You can see the docs here:

pos_weight ( Tensor , optional ) – a weight of positive examples. Must be a vector with length equal to the number of classes.

You can pass pos_weight as an argument to the creation of nn.BCEWithLogitsLoss instead of manually applying it.

oezguensi · June 1, 2020, 8:54pm

Sorry, I was talking about not being able to see the actual implementation of torch.binary_cross_entropy_with_logits. Unfortunately, passing pos_weight as a list of weights for each class doesn’t work. Here is an example:

# Random input and target of shape (N, C, H, W)
# Inputs are logits and target is binary
input = torch.rand(1, 3, 2, 2)
target = torch.round(torch.rand(1, 3, 2, 2))

criterion = BCEWithLogitsLoss(pos_weight=torch.tensor([1., 1., 1.]))
loss = criterion(input, target)

"""
raises RuntimeError: The size of tensor a (3) must match the size 
of tensor b (2) at non-singleton dimension 3
"""

I also tried the channel_last variant with tensor shaped of (N, H, W, C). That works but outputs a different result than expected.

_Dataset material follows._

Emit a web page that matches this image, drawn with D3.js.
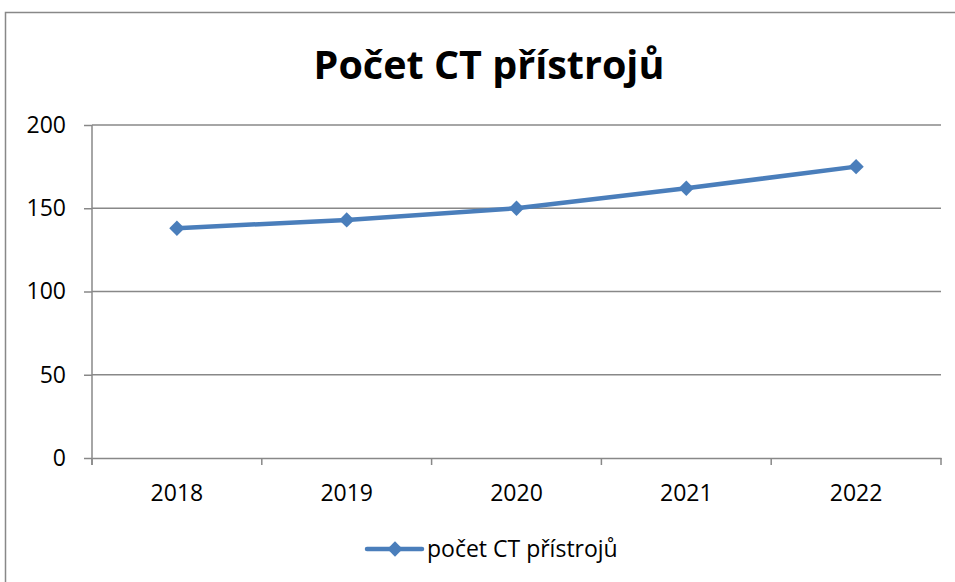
<!DOCTYPE html>
<html>
<head>
<meta charset="utf-8">
<script src="https://cdn.jsdelivr.net/npm/d3@7"></script>
<style>
  body { margin: 0; background: #fff; }
  svg { display: block; font-family: "Open Sans", sans-serif; }
</style>
</head>
<body>
<div id="chart"></div>
<script>
const years = ["2018", "2019", "2020", "2021", "2022"];
const counts = [138, 143, 150, 162, 175];
const yTicks = [0, 50, 100, 150, 200];
const seriesName = "počet CT přístrojů";
const chartTitle = "Počet CT přístrojů";

const W = 955, H = 582;
const margin = { top: 125, left: 92, bottom: 124, right: 14 };
const width = W - margin.left - margin.right;
const height = H - margin.top - margin.bottom;
const blue = "#4a7ebb";
const grey = "#888";
const font = "'Open Sans', sans-serif";

const svg = d3.select("#chart")
              .append("svg")
              .attr("width", W)
              .attr("height", H);

// outer chart border
svg.append("rect")
   .attr("x", 5.5)
   .attr("y", 12.5)
   .attr("width", W + 10)
   .attr("height", H + 10)
   .attr("fill", "none")
   .attr("stroke", grey)
   .attr("stroke-width", 1.5);

svg.append("text")
   .attr("x", 489)
   .attr("y", 79)
   .attr("text-anchor", "middle")
   .attr("font-size", "39.5px")
   .attr("font-weight", "bold")
   .text(chartTitle);

const g = svg.append("g")
             .attr("transform", `translate(${margin.left}, ${margin.top})`);

const xScale = d3.scaleBand()
                 .domain(years)
                 .range([0, width]);

const yScale = d3.scaleLinear()
                 .domain([0, 200])
                 .range([height, 0]);

// gridlines
g.append("g")
 .selectAll("line")
 .data(yTicks.filter(d => d > 0))
 .join("line")
 .attr("x1", 0)
 .attr("x2", width)
 .attr("y1", d => yScale(d))
 .attr("y2", d => yScale(d))
 .attr("stroke", grey)
 .attr("stroke-width", 1.5);

const yAxis = g.append("g")
               .call(d3.axisLeft(yScale).tickValues(yTicks).tickSize(8).tickPadding(18));

const xAxis = g.append("g")
               .attr("transform", `translate(0, ${height})`)
               .call(d3.axisBottom(xScale).tickSize(0).tickPadding(27));

// category boundary ticks like Excel
xAxis.selectAll(".sep")
     .data(years.map(d => xScale(d)).concat([width]))
     .join("line")
     .attr("class", "sep")
     .attr("x1", d => d)
     .attr("x2", d => d)
     .attr("y1", 0)
     .attr("y2", 7)
     .attr("stroke", grey)
     .attr("stroke-width", 1.5);

[yAxis, xAxis].forEach(a => {
    a.select(".domain").attr("stroke", grey).attr("stroke-width", 1.5);
    a.selectAll(".tick line").attr("stroke", grey).attr("stroke-width", 1.5);
    a.selectAll("text").attr("font-size", "23px").attr("fill", "#000")
     .attr("font-family", font);
});
yAxis.select(".domain").attr("d", `M0,${height + 7}V0`);

const line = d3.line()
               .x((d, i) => xScale(years[i]) + xScale.bandwidth() / 2)
               .y(d => yScale(d));

g.append("path")
 .datum(counts)
 .attr("d", line)
 .attr("fill", "none")
 .attr("stroke", blue)
 .attr("stroke-width", 4.5)
 .attr("stroke-linejoin", "round");

const diamond = d3.symbol().type(d3.symbolDiamond2).size(150);

g.selectAll(".pt")
 .data(counts)
 .join("path")
 .attr("class", "pt")
 .attr("d", diamond)
 .attr("transform", (d, i) => `translate(${xScale(years[i]) + xScale.bandwidth() / 2}, ${yScale(d)})`)
 .attr("fill", blue);

// legend
const lg = svg.append("g").attr("transform", "translate(367, 549)");
lg.append("line")
  .attr("x1", 0).attr("x2", 55)
  .attr("stroke", blue).attr("stroke-width", 4.5)
  .attr("stroke-linecap", "round");
lg.append("path")
  .attr("d", diamond)
  .attr("transform", "translate(28, 0)")
  .attr("fill", blue);
lg.append("text")
  .attr("x", 60)
  .attr("y", 8)
  .attr("font-size", "23px")
  .text(seriesName);
</script>
</body>
</html>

It is hard to understand the behavior of pos_weight in this segmentation setting.

ptrblck · June 2, 2020, 5:02am

You can expand the weights for a segmentation use case:

input = torch.rand(1, 3, 2, 2)
target = torch.round(torch.rand(1, 3, 2, 2))

weight = torch.tensor([1., 1., 1.]).view(1, 3, 1, 1).expand(-1, -1, 2, 2)

criterion = nn.BCEWithLogitsLoss(pos_weight=weight)
loss = criterion(input, target)

The implementation of binary_cross_entropy_with_logits can be found here.

oezguensi · June 2, 2020, 7:33am

Thank you, for the link to the implementation.
The solution you provided unfortunately doesn’t work as expected.
For example setting the last weight to 1000 like so:

input = torch.rand(1, 3, 2, 2)
target = torch.round(torch.rand(1, 3, 2, 2))

weight = torch.tensor([1., 1., 1000.]).view(1, 3, 1, 1).expand(-1, -1, 2, 2)

criterion = nn.BCEWithLogitsLoss(pos_weight=weight)
loss = criterion(input, target)

doesn’t change the loss at all.

ptrblck · June 2, 2020, 7:37am

It seems to work for me:

input = torch.rand(1, 3, 2, 2)
target = torch.round(torch.rand(1, 3, 2, 2))

weight = torch.tensor([1., 1., 1000.]).view(1, 3, 1, 1).expand(-1, -1, 2, 2)

weighted_criterion = nn.BCEWithLogitsLoss(pos_weight=weight)
criterion = nn.BCEWithLogitsLoss()

weighted_loss = weighted_criterion(input, target)
loss = criterion(input, target)

print(weighted_loss)
> tensor(75.8810)
print(loss)
> tensor(0.7734)

oezguensi · June 2, 2020, 7:43am

Interesting. If I set torch.manual_seed(1) it doesn’t have an effect. If I leave it out it does something, but not what I would expect:

input = torch.rand(1, 3, 2, 2)
target = torch.round(torch.rand(1, 3, 2, 2))

weight = torch.tensor([1., 1., 1000.]).view(1, 3, 1, 1).expand(-1, -1, 2, 2)

weighted_criterion = nn.BCEWithLogitsLoss(reduction='none', pos_weight=weight)
criterion = nn.BCEWithLogitsLoss(reduction='none')

loss = criterion(input, target)
weighted_loss = weighted_criterion(input, target)

print(loss)
> tensor([[[[0.9330, 0.8368],
          [1.2952, 0.6551]],
         [[0.3611, 0.3950],
          [1.0079, 0.7523]],
         [[0.6751, 0.3964],
          [0.9588, 0.7661]]]])
print(weighted_loss)
> tensor([[[[0.9330, 0.8368],
          [1.2952, 0.6551]],
         [[0.3611, 0.3950],
          [1.0079, 0.7523]],
         [[675.08, 396.43],
          [0.95880, 0.76611]]]])

It only changed the upper two pixels of the last channel.